P&G has long been recognized and admired in supply chain management circles, especially for its relentless customer fulfillment perspective that focuses planning outside-in, from the customer retailer’s fulfillment facility and back among supply network, production and distribution capabilities. Five years ago senior management recognized a need for improving efficiency and lower costs for its North America based production, supply chain and distribution footprint. A transformation initiative was undertaken with a goal to reduce a cumulative $10 billion in cost savings over five years, where various products would be produced in fewer, but larger manufacturing and distribution facilities. For this consumer goods icon, the outside-in tenet that customer order arrival dictates supply chain response remained fundamental as contrasted to localized optimization of production and other supply and demand network elements.

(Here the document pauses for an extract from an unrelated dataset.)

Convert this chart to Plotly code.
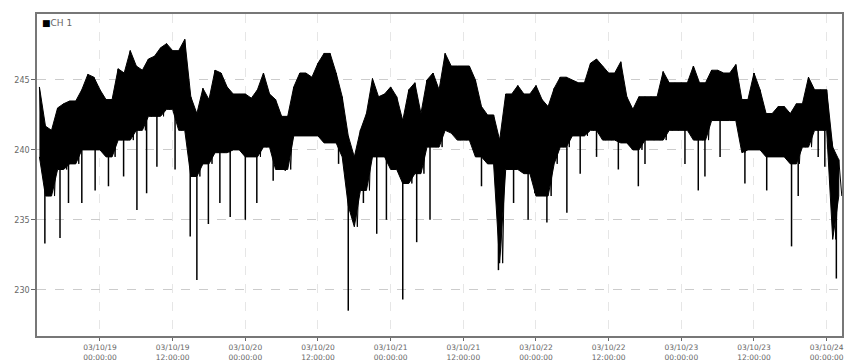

Last week, P&G reported what was headlined as the company’s biggest quarterly sales increase in 15 years as consumers and businesses continued to be concerned with cleaning and disinfecting needs during the pandemic. Organic sales growth reportedly grew 9 percent on a year-over-year basis. While sales levels increased in each of the company’s business units, the fabric and home care product areas led in that increase.

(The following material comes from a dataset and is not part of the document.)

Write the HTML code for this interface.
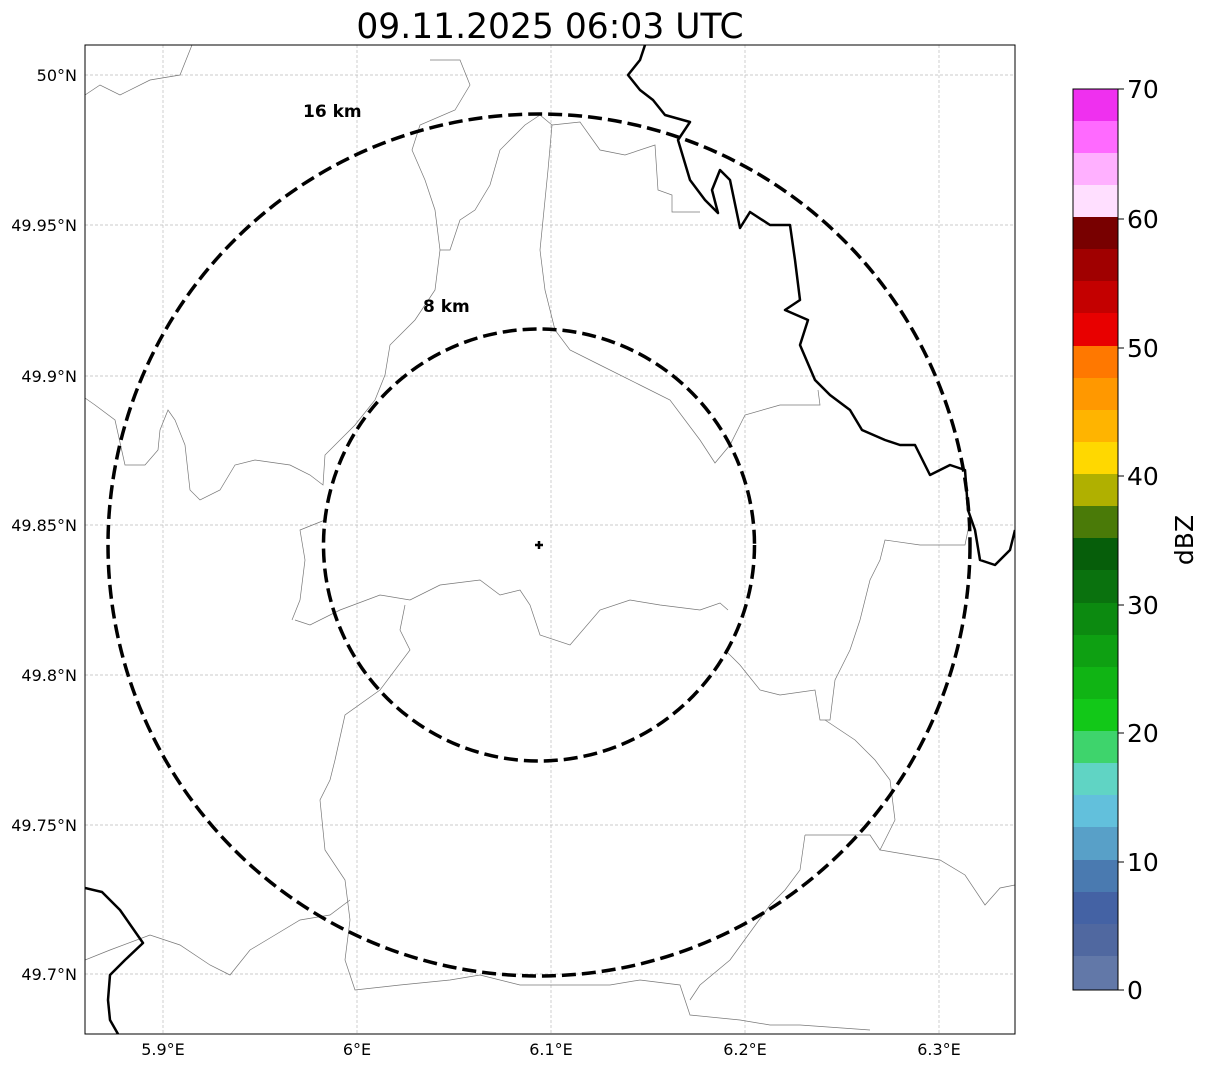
<!DOCTYPE html>
<html><head><meta charset="utf-8"><style>body{margin:0;background:#fff}svg{display:block}text{font-family:"DejaVu Sans","Liberation Sans",sans-serif}</style></head>
<body>
<svg width="1207" height="1069" viewBox="0 0 1207 1069" xmlns="http://www.w3.org/2000/svg">
<text x="550" y="38" font-size="34.5" text-anchor="middle">09.11.2025 06:03 UTC</text>
<defs><clipPath id="c"><rect x="85" y="45" width="930" height="989"/></clipPath></defs>
<g stroke="#bbb" stroke-width="0.7" stroke-dasharray="3,2">
<line x1="163" y1="45" x2="163" y2="1034"/><line x1="357" y1="45" x2="357" y2="1034"/><line x1="551" y1="45" x2="551" y2="1034"/><line x1="745" y1="45" x2="745" y2="1034"/><line x1="939" y1="45" x2="939" y2="1034"/>
<line x1="85" y1="75" x2="1015" y2="75"/><line x1="85" y1="225" x2="1015" y2="225"/><line x1="85" y1="376" x2="1015" y2="376"/><line x1="85" y1="525" x2="1015" y2="525"/><line x1="85" y1="675" x2="1015" y2="675"/><line x1="85" y1="825" x2="1015" y2="825"/><line x1="85" y1="974" x2="1015" y2="974"/>
</g>
<g clip-path="url(#c)" fill="none">
<g stroke="#777" stroke-width="0.7">
<polyline points="85,95 100,85 120,95 150,80 180,75 192,45"/>
<polyline points="430,60 460,60 470,85 455,110 420,125 412,150 425,180 435,210 440,250 435,290 415,320 390,345 385,375 375,400 355,425 340,440 325,455 323,485 310,475 290,465 255,460 235,465 220,490 200,500 190,490 185,445 175,420 168,410 160,430 158,450 145,465 125,465 115,420 95,405 85,398"/>
<polyline points="540,115 525,125 500,150 490,185 475,210 460,220 450,250 440,250"/>
<polyline points="540,115 552,125 548,170 545,200 540,250 545,290 555,330 570,350 600,365 640,385 670,400 700,440 715,463 730,445 745,415 780,405 820,405 818,390"/>
<polyline points="552,125 580,122 600,150 625,155 655,145 658,190 672,195 672,212 700,212"/>
<polyline points="295,620 310,625 340,610 380,595 410,600 440,585 480,580 500,595 520,590 530,605 540,635 570,645 600,610 630,600 660,605 700,610 720,603 728,610"/>
<polyline points="405,605 400,630 410,650 380,690 345,715 335,760 330,780 320,800 325,850 345,880 350,920 345,960 355,990 400,985 450,980 480,975 520,985 560,985 610,985 640,980 680,985 690,1015 740,1020 770,1025 800,1025 870,1030"/>
<polyline points="970,520 965,545 920,545 885,540 880,560 870,580 860,620 850,650 835,680 830,720 820,720 815,690 780,695 760,690 740,665 725,650"/>
<polyline points="825,720 855,740 875,760 890,780 895,820 880,850 910,855 940,860 965,875 985,905 1000,888 1015,885"/>
<polyline points="805,835 870,835 880,850"/>
<polyline points="805,835 800,870 785,890 770,905 730,960 700,985 690,1000"/>
<polyline points="325,520 300,530 305,560 300,600 292,620"/>
<polyline points="85,960 110,950 150,935 180,945 210,965 230,975 250,950 275,935 300,920 330,915 350,900"/>
</g>
<g stroke="#000" stroke-width="2.5" stroke-linejoin="round">
<polyline points="645,45 640,60 628,75 640,90 653,100 665,115 690,122 678,140 690,180 705,200 718,213 712,190 720,170 730,180 740,228 750,212 770,225 790,225 795,260 800,300 785,310 808,320 800,345 815,380 830,395 850,410 862,430 885,440 900,445 915,445 930,475 950,465 965,470 968,510 975,530 980,560 995,565 1010,550 1015,530"/>
<polyline points="85,888 102,892 120,910 143,943 125,960 110,975 108,1000 110,1020 118,1034"/>
</g>
<g stroke="#000" stroke-width="3.5" stroke-dasharray="14,6">
<ellipse cx="539" cy="545" rx="431" ry="431"/>
<ellipse cx="539" cy="545" rx="215.5" ry="216"/>
</g>
<path d="M535,545H543M539,541V549" stroke="#000" stroke-width="2.5"/>
</g>
<rect x="85" y="45" width="930" height="989" fill="none" stroke="#000" stroke-width="1"/>
<text x="303" y="117" font-size="17" font-weight="bold">16 km</text>
<text x="423" y="312" font-size="17" font-weight="bold">8 km</text>
<g font-size="16" text-anchor="middle">
<text x="163" y="1055">5.9°E</text><text x="357" y="1055">6°E</text><text x="551" y="1055">6.1°E</text><text x="745" y="1055">6.2°E</text><text x="939" y="1055">6.3°E</text>
</g>
<g font-size="16" text-anchor="end">
<text x="77" y="81">50°N</text><text x="77" y="231">49.95°N</text><text x="77" y="382">49.9°N</text><text x="77" y="531">49.85°N</text><text x="77" y="681">49.8°N</text><text x="77" y="831">49.75°N</text><text x="77" y="980">49.7°N</text>
</g>
<g>
<rect x="1073" y="89" width="45" height="33" fill="#ef30ef"/>
<rect x="1073" y="121" width="45" height="33" fill="#ff6aff"/>
<rect x="1073" y="153" width="45" height="33" fill="#ffb0ff"/>
<rect x="1073" y="185" width="45" height="33" fill="#ffdfff"/>
<rect x="1073" y="217" width="45" height="33" fill="#780000"/>
<rect x="1073" y="249" width="45" height="33" fill="#a00000"/>
<rect x="1073" y="281" width="45" height="33" fill="#c40000"/>
<rect x="1073" y="313" width="45" height="34" fill="#e80000"/>
<rect x="1073" y="346" width="45" height="33" fill="#ff7800"/>
<rect x="1073" y="378" width="45" height="33" fill="#ff9800"/>
<rect x="1073" y="410" width="45" height="33" fill="#ffb400"/>
<rect x="1073" y="442" width="45" height="33" fill="#ffd800"/>
<rect x="1073" y="474" width="45" height="33" fill="#b0b000"/>
<rect x="1073" y="506" width="45" height="33" fill="#4a7a08"/>
<rect x="1073" y="538" width="45" height="33" fill="#065e0a"/>
<rect x="1073" y="570" width="45" height="34" fill="#0a720e"/>
<rect x="1073" y="603" width="45" height="33" fill="#0c8a10"/>
<rect x="1073" y="635" width="45" height="33" fill="#0ea012"/>
<rect x="1073" y="667" width="45" height="33" fill="#10b414"/>
<rect x="1073" y="699" width="45" height="33" fill="#12c818"/>
<rect x="1073" y="731" width="45" height="33" fill="#3ed46c"/>
<rect x="1073" y="763" width="45" height="33" fill="#60d4c4"/>
<rect x="1073" y="795" width="45" height="33" fill="#62c0dc"/>
<rect x="1073" y="827" width="45" height="34" fill="#58a0c8"/>
<rect x="1073" y="860" width="45" height="33" fill="#4a7ab0"/>
<rect x="1073" y="892" width="45" height="33" fill="#4462a4"/>
<rect x="1073" y="924" width="45" height="33" fill="#5068a0"/>
<rect x="1073" y="956" width="45" height="34" fill="#6278a8"/>
<rect x="1073" y="89" width="45" height="901" fill="none" stroke="#000" stroke-width="1"/>
</g>
<g stroke="#000"><line x1="1118" y1="990" x2="1124" y2="990"/><line x1="1118" y1="862" x2="1124" y2="862"/><line x1="1118" y1="733" x2="1124" y2="733"/><line x1="1118" y1="605" x2="1124" y2="605"/><line x1="1118" y1="476" x2="1124" y2="476"/><line x1="1118" y1="348" x2="1124" y2="348"/><line x1="1118" y1="219" x2="1124" y2="219"/><line x1="1118" y1="89" x2="1124" y2="89"/></g>
<g font-size="25">
<text x="1127" y="999">0</text><text x="1127" y="871">10</text><text x="1127" y="742">20</text><text x="1127" y="614">30</text><text x="1127" y="485">40</text><text x="1127" y="357">50</text><text x="1127" y="228">60</text><text x="1127" y="98">70</text>
</g>
<text transform="translate(1193,540) rotate(-90)" font-size="25" text-anchor="middle">dBZ</text>
</svg>
</body></html>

Beyond Tide and other branded laundry detergent the consumer goods producer benefitted from the strongest growth in unit sales of Swiffer branded mops and Dawn dish detergent. Sales of branded toilet paper and paper towels also increased in midst of continued constrained supply challenges. The antibacterial surface cleaner Microban 24, introduced in February, reportedly is on track to reach $200 million in annual sales.
Company CFO Jon Moeller now indicates that he does not see any reason why the company should not be able to sustain its growth momentum, including fabric and home care businesses. The company’s guidance for fiscal 2021 now reflects revenue growth of 4 to 5 percent, an increase from the prior forecast of 2 to 4 percent growth.
Despite his overall optimism, Moeller indicated that P&G is not immune to looming challenges and that the biggest risks or upside opportunities lie in supply network constraints.
Our goal is these ongoing profiles is to provide evidence of how various supply chains have been able to respond as well as pivot to the unprecedented challenges brought forward by this pandemic. In the specific case of cleaning and disinfecting products, the challenge remains extraordinary added product demand, levels that before the pandemic could not have been foreseen or planned for. The other obvious challenge was having to plan for unprecedented increases in supply levels when raw materials are constrained, workers requiring added safety measures, and supply chain management support workers mostly working from personal residences. Reliance on added digital tools was not an option.
Finally there are the opportunities that come from exploding consumer demand, and the ability for teams to further demonstrate the agility needed to plan for and execute new product deployments.
These provide definitive examples of where Supply Chains Do Matter in business outcomes.